Лишь принимая во внимание это парадоксальное смысловое строение Лютеровой проповеди (пафос провоцирующего пессимизма), можно понять, почему она не только не сделала лютеран мизантропами, но и воздействовала на них как религиозный манифест человеческого достоинства.

3. МИРСКАЯ АСКЕЗА И ФОРМИРОВАНИЕ НОВОГО ЕСТЕСТВЕННОГО ПРАВА

Вся многоплановая духовная работа, которую Реформация проделает в течение полутора веков, стоит под знаком первого из лютеровских Тезисов, направленных против торговли индульгенциями. Тезис этот гласит: “Когда наш Господь и Учитель Иисус Христос говорит: покайся (Мф. IV, 17), он хочет, чтобы вся жизнь верующего была покаянием”13

.

Надо внимательно вдуматься в эпоху Лютера, чтобы понять поразительный смысл этого утверждения.

Позднесредневековый католицизм видел в прегрешении досадный промах, нарушающий течение благочестивой жизни. Для возвращения в ее упорядоченный поток верующему достаточно было совершить какое-либо из предусмотренных церковью покаянных актов, или “добрых дел” (строгий пост, паломничество, подаяние, оказание помощи нуждающимся, пожертвование в пользу церкви и т. д.). После этого прегрешение считалось искупленным, а прихожанин — пребывающим в мире с собой... до следующего проступка. Все в соответствии с горько иронической поговоркой: “Греши и кайся, кайся и греши”.

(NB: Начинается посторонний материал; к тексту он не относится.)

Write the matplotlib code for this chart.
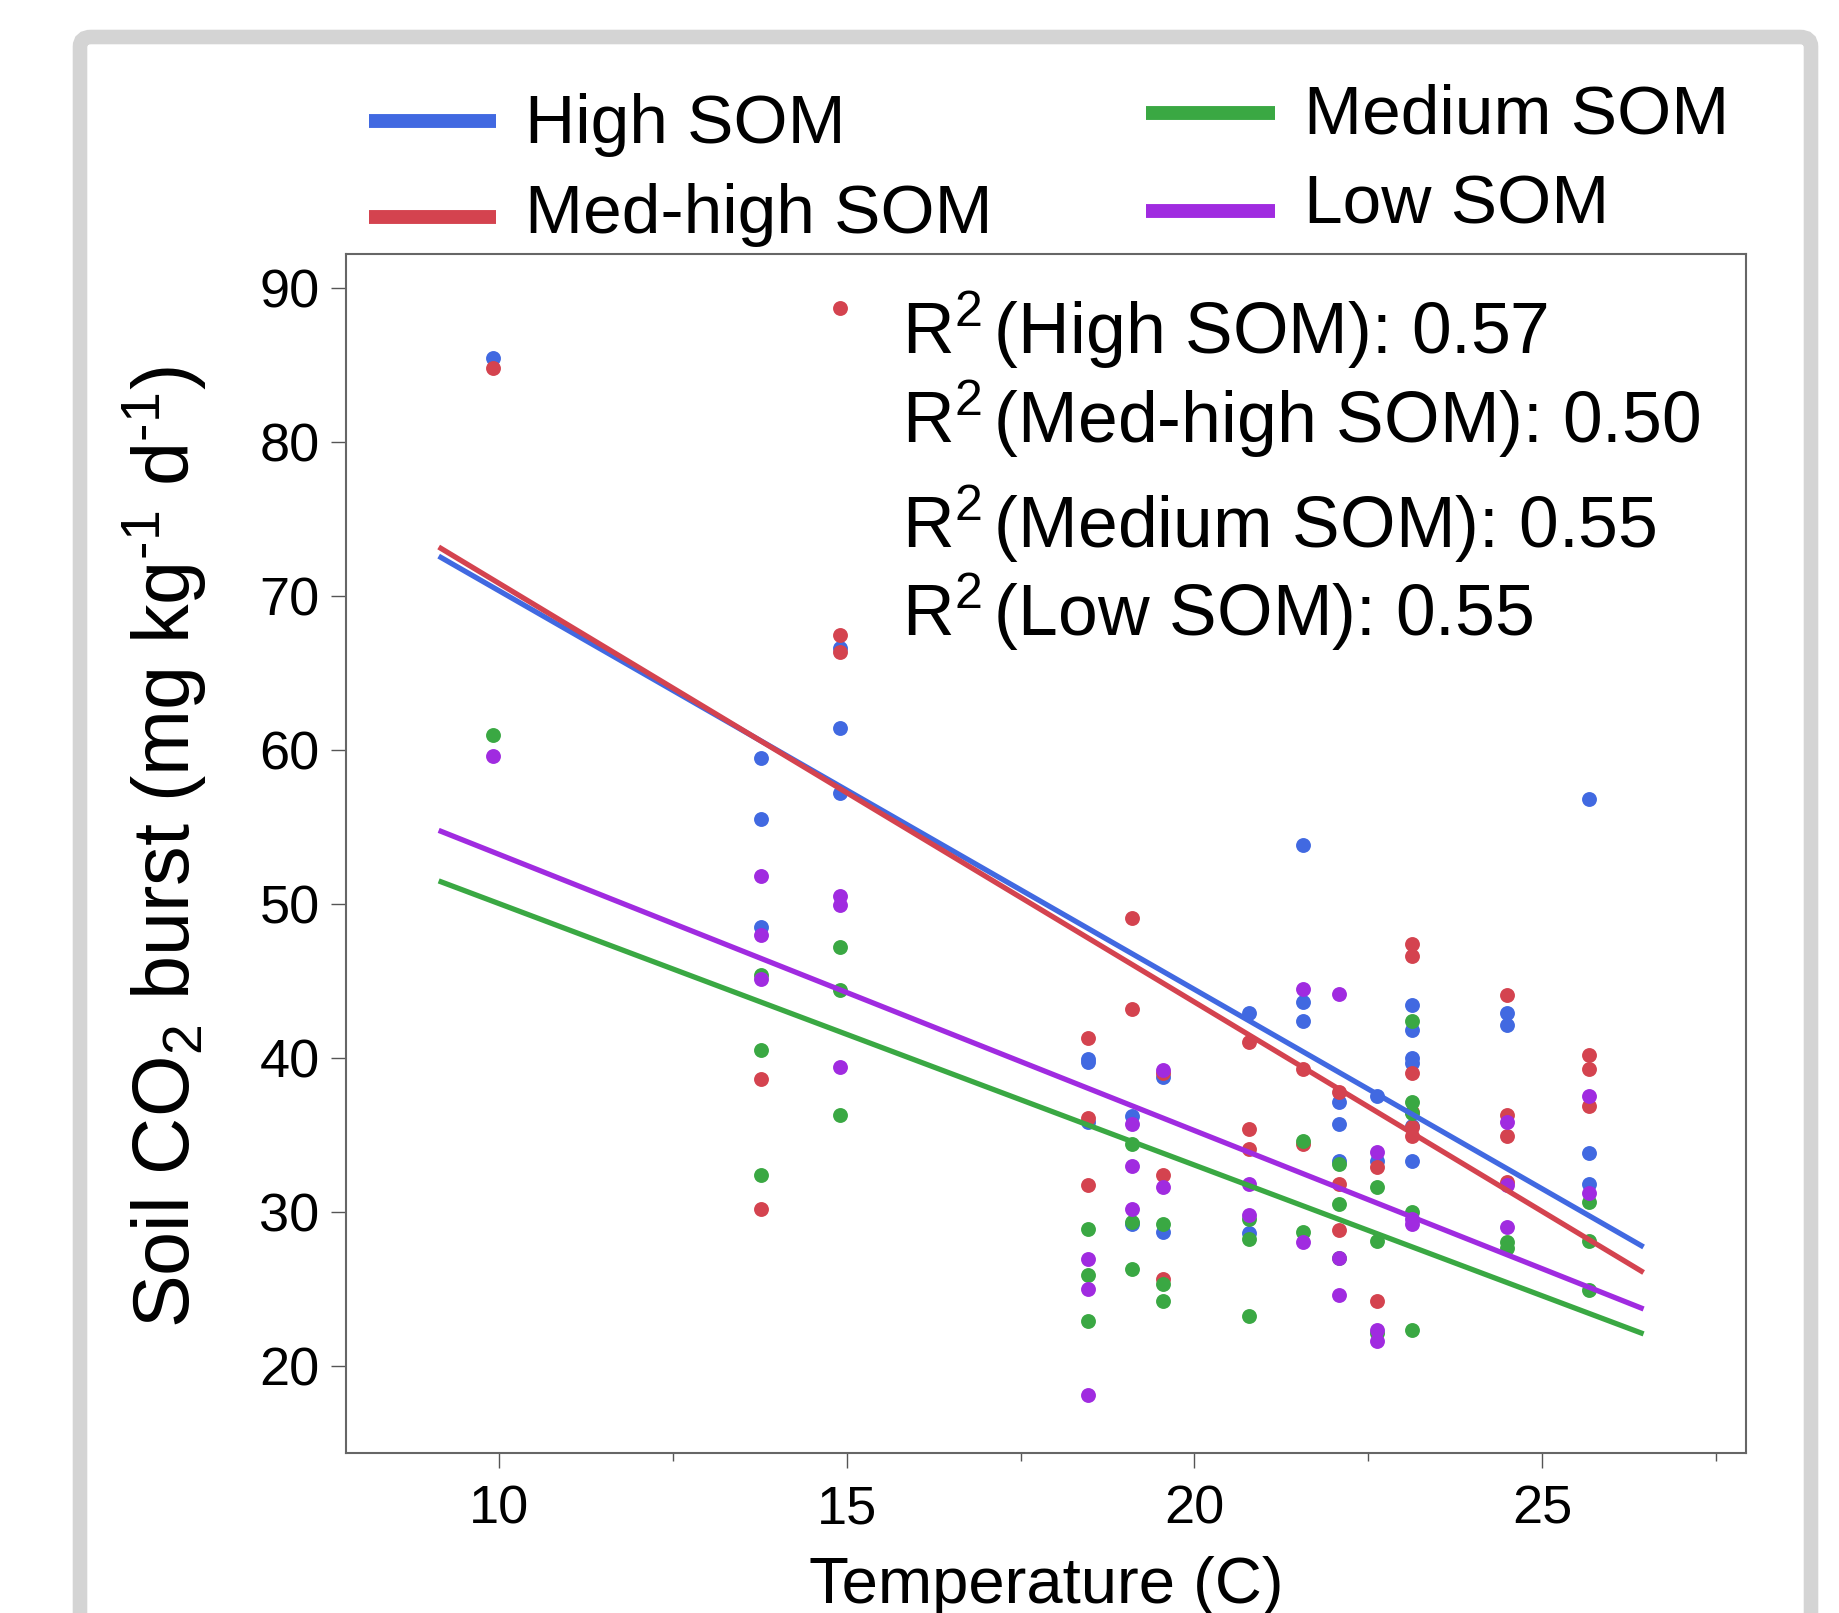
"""Soil CO2 burst vs. temperature for four SOM classes, with linear fits."""

import matplotlib
matplotlib.use("Agg")
import matplotlib.pyplot as plt
from matplotlib.lines import Line2D
from matplotlib.patches import FancyBboxPatch
from matplotlib.ticker import MultipleLocator

plt.rcParams["font.family"] = ["Liberation Sans", "DejaVu Sans"]
plt.rcParams["mathtext.fontset"] = "custom"
plt.rcParams["mathtext.rm"] = "Liberation Sans"
plt.rcParams["mathtext.it"] = "Liberation Sans:italic"
plt.rcParams["mathtext.bf"] = "Liberation Sans:bold"

# sampling temperatures (C), one column of dots per value
temps = [9.92, 13.76, 14.90, 18.47, 19.10, 19.55, 20.78,
         21.56, 22.08, 22.63, 23.13, 24.49, 25.67]

# CO2 burst (mg kg-1 d-1) per temperature column
high_som = [
    [85.45], [59.5, 55.5, 48.5], [66.6, 61.4, 57.2], [39.9, 39.7, 35.8],
    [36.2, 29.2], [38.75, 28.7], [42.9, 28.6], [53.8, 43.6, 42.4],
    [37.1, 35.7, 33.3], [37.5, 33.3],
    [43.4, 41.8, 40.0, 39.65, 35.6, 33.3], [42.9, 42.1], [56.8, 33.8, 31.8],
]
med_high_som = [
    [84.85], [38.6, 30.2], [88.7, 67.5, 66.35], [41.3, 36.1, 31.75],
    [49.1, 43.2], [39.0, 32.4, 25.6], [41.0, 35.4, 34.1], [39.3, 34.4],
    [37.8, 31.8, 28.8], [32.9, 24.2],
    [47.4, 46.6, 39.0, 36.5, 35.5, 34.9], [44.1, 36.3, 34.9, 31.9],
    [40.2, 39.3, 36.85],
]
medium_som = [
    [61.0], [45.4, 40.5, 32.4], [47.2, 44.4, 36.3], [28.9, 25.9, 22.9],
    [34.4, 29.3, 26.3], [29.2, 25.3, 24.2], [29.5, 28.2, 23.2], [34.6, 28.7],
    [33.1, 30.5, 27.0], [31.6, 28.1, 22.1],
    [42.4, 37.1, 36.4, 30.0, 22.3], [28.0, 27.65], [30.6, 28.1, 24.9],
]
low_som = [
    [59.6], [51.8, 48.0, 45.1], [50.5, 49.9, 39.4], [26.9, 25.0, 18.1],
    [35.7, 33.0, 30.2], [39.2, 31.6], [31.8, 29.8], [44.5, 28.0],
    [44.15, 27.0, 24.6], [33.9, 22.3, 21.6], [29.5, 29.2],
    [35.8, 31.75, 29.0], [37.5, 31.2],
]

labels = ["High SOM", "Med-high SOM", "Medium SOM", "Low SOM"]
colors = ["#4169E1", "#D4434F", "#3AA843", "#A02BE0"]

# linear fits as drawn in the figure
fit_intercepts = [96.26, 98.04, 67.01, 71.17]
fit_slopes = [-2.591, -2.721, -1.699, -1.795]
r_squared = ["0.57", "0.50", "0.55", "0.55"]

FIG_W, FIG_H = 1839, 1613


def fx(px):
    return px / FIG_W


def fy(py):
    return 1 - py / FIG_H


def flatten(columns):
    xs, ys = [], []
    for t, vals in zip(temps, columns):
        xs.extend([t] * len(vals))
        ys.extend(vals)
    return xs, ys


def main() -> None:
    fig = plt.figure(figsize=(FIG_W / 100, FIG_H / 100), dpi=100)

    frame = FancyBboxPatch(
        (fx(80), -0.05), fx(1811) - fx(80), fy(37) + 0.05,
        boxstyle="round,pad=0,rounding_size=0.006",
        transform=fig.transFigure, facecolor="none",
        edgecolor="#d4d4d4", linewidth=10.5, zorder=-1,
    )
    fig.patches.append(frame)

    ax = fig.add_axes([fx(346), fy(1453), fx(1746) - fx(346), fy(254) - fy(1453)])
    ax.set_xlim(7.8, 27.93)
    ax.set_ylim(14.32, 92.23)

    series = [high_som, med_high_som, medium_som, low_som]
    x_min, x_max = min(temps), max(temps)
    pad = 0.05 * (x_max - x_min)
    x_fit = [x_min - pad, x_max + pad]

    for data, color in zip(series, colors):
        xs, ys = flatten(data)
        ax.scatter(xs, ys, s=115, color=color, linewidths=0, zorder=2)
    for b0, b1, color in zip(fit_intercepts, fit_slopes, colors):
        ax.plot(x_fit, [b0 + b1 * x for x in x_fit], color=color, lw=3.8,
                solid_capstyle="butt", zorder=3)

    ax.set_xticks([10, 15, 20, 25])
    ax.xaxis.set_minor_locator(MultipleLocator(2.5))
    ax.set_yticks(range(20, 91, 10))
    ax.tick_params(axis="both", which="major", length=11, width=1.0,
                   color="#555555", labelsize=39)
    ax.tick_params(axis="x", which="major", pad=12)
    ax.tick_params(axis="y", which="major", pad=8)
    ax.tick_params(axis="x", which="minor", length=6, width=1.0, color="#555555")
    for spine in ax.spines.values():
        spine.set_color("#666666")
        spine.set_linewidth(1.5)

    ax.set_xlabel("Temperature (C)", fontsize=47)
    ax.xaxis.set_label_coords(0.5, -0.086)
    ax.set_ylabel(r"Soil CO$_2$ burst (mg kg$^{\text{-1}}$ d$^{\text{-1}}$)",
                  fontsize=57)
    ax.yaxis.set_label_coords(-0.098, 0.505)

    # R^2 annotations
    for label, r2, base in zip(labels, r_squared, [354, 443, 548, 636]):
        fig.text(fx(902), fy(base), rf"R$^2\,$({label}): {r2}", fontsize=51.5,
                 va="baseline", ha="left")

    # legend, laid out in two columns above the axes
    legend_pos = [
        (369, 496, 121, 525, 143),
        (369, 496, 217, 525, 233),
        (1146, 1275, 113, 1304, 133),
        (1146, 1275, 211, 1304, 223),
    ]
    for label, color, (x0, x1, yl, xt, yt) in zip(labels, colors, legend_pos):
        fig.add_artist(Line2D([fx(x0), fx(x1)], [fy(yl), fy(yl)],
                              transform=fig.transFigure, color=color,
                              lw=10, solid_capstyle="butt"))
        fig.text(fx(xt), fy(yt), label, fontsize=50, va="baseline", ha="left")

    fig.savefig("out.png", dpi=100, facecolor="white")
    plt.close(fig)


if __name__ == "__main__":
    main()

Этому послабительному пониманию покаянной практики реформация противопоставляет свое — взыскательное и беспощадное, близкое духу первоначального христианства. Еще до того, как человек совершил проступок (или просто всерьез задумался над смыслом своего существования), он живет неподлинной, рутинной, полусонной жизнью. Он не ведает силы греха, повредившего его уже с колыбели. Лишь прегрешение пробуждает от спячки, заставляет всерьез задуматься о сознательном выборе между добром и злом и ощутить, сколь труден путь к совершенству. Раскаяние как осознание тяжести греха есть мучительное “второе рождение”, “новое рождение” (метафора, которая фигурирует во всех раннепротестантских вероисповеданиях, а затем перейдет в философию Декарта, Локка, Лейбница и Канта14).

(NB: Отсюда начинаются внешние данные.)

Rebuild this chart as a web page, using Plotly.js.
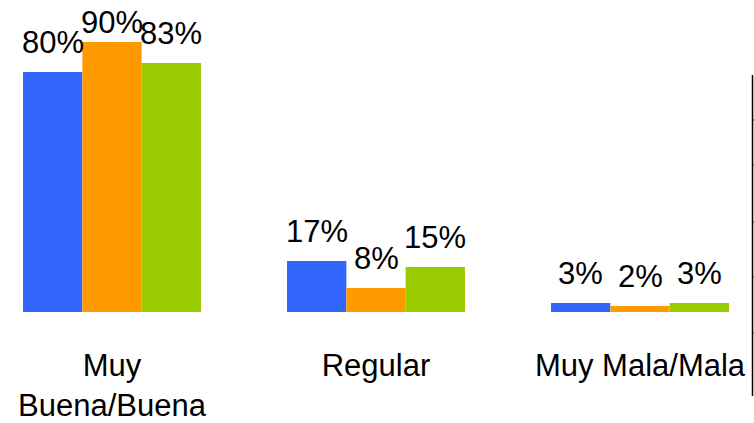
<!DOCTYPE html>
<html>
<head>
<meta charset="utf-8">
<script src="https://cdn.plot.ly/plotly-3.0.1.min.js"></script>
<style>html,body{margin:0;padding:0;background:#fff;}#chart{width:754px;height:423px;}</style>
</head>
<body>
<div id="chart"></div>
<script>
const categories = ["Muy<br>Buena/Buena", "Regular", "Muy Mala/Mala"];
const seriesNames = ["Serie 1", "Serie 2", "Serie 3"];
const serie1 = [80, 17, 3];
const serie2 = [90, 8, 2];
const serie3 = [83, 15, 3];
const colors = ["#3366FF", "#FF9900", "#99CC00"];

const allSeries = [serie1, serie2, serie3];
const FONT = "Liberation Sans, Arial, Helvetica, sans-serif";
const FS = 31;

const traces = allSeries.map((vals, i) => ({
  type: "bar",
  name: seriesNames[i],
  x: categories,
  y: vals,
  marker: {color: colors[i]},
  hoverinfo: "none",
  showlegend: false
}));

// geometry used for label placement
const W = 754, plotH = 312, yMax = 104, catStep = 264, bargap = 0.326;
const barW = catStep * (1 - bargap) / 3;
const pxPerUnit = plotH / yMax;
const labelBox = 36;
const annotations = [];
allSeries.forEach((vals, i) => {
  vals.forEach((v, j) => {
    const barTop = plotH - v * pxPerUnit;
    const shift = Math.max(-2, Math.min(10, barTop - labelBox - 6));
    annotations.push({
      x: categories[j], y: v, xref: "x", yref: "y",
      text: v + "%", showarrow: false,
      xshift: (i - 1) * barW, yshift: shift, yanchor: "bottom",
      font: {family: FONT, size: FS, color: "#000"}
    });
  });
});

const shapes = [
  {type: "line", xref: "paper", yref: "paper", x0: 752.5 / W, x1: 752.5 / W, y0: 1 - 75 / plotH, y1: 1 - 396 / plotH, line: {color: "#000", width: 1.5}}
];
[120, 165, 222, 277, 333].forEach(py => {
  shapes.push({type: "line", xref: "paper", yref: "paper", x0: 752.5 / W, x1: 1, y0: 1 - py / plotH, y1: 1 - py / plotH, line: {color: "#000", width: 1}});
});

const layout = {
  width: 754, height: 423,
  margin: {l: 0, r: 0, t: 0, b: 423 - plotH, pad: 0},
  paper_bgcolor: "#fff", plot_bgcolor: "#fff",
  barmode: "group", bargap: bargap, bargroupgap: 0,
  font: {family: FONT, size: FS, color: "#000"},
  xaxis: {
    type: "category",
    range: [-112 / catStep, (W - 112) / catStep],
    showline: false, showgrid: false, zeroline: false, ticks: "",
    tickfont: {family: FONT, size: FS, color: "#000"},
    ticklabelstandoff: 32
  },
  yaxis: {range: [0, yMax], visible: false, showgrid: false, zeroline: false},
  annotations: annotations,
  shapes: shapes
};

Plotly.newPlot("chart", traces, layout, {displayModeBar: false, staticPlot: true});
</script>
</body>
</html>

Никакое предписанное церковью “доброе дело” не может погасить презрения человека к себе самому как носителю и орудию греха. Для его одоления требуется, во-первых, полная “мыслеперемена” (таков точный смысл греческого metanoia — “раскаяние”), и, во-вторых, соответствующая перестройка практического поведения, продолжающаяся порой до самой смерти15. Вся вторая, сознательная и бодрственная жизнь христианина протекает в напряженном покаянно-искупительном режиме. Вся она неинструктивна, страдательно суверенна; вся вырастает и развертывается из переживания “mea culpa”. Это значит, что человек уже не может удовлетвориться исполнением рецептированных “добрых дел” (хотя, возможно, и не отказывается от них), а чувствует себя обязанным по-доброму делать всякое дело: если говорит, то не лгать и не пустословить; если мыслит, — быть последовательным; если исполняет работу, — работать добросовестно; если начальствует, — думать об управляемых; если наживает, — заботиться об общественно полезном помещении нажитого, и т. д.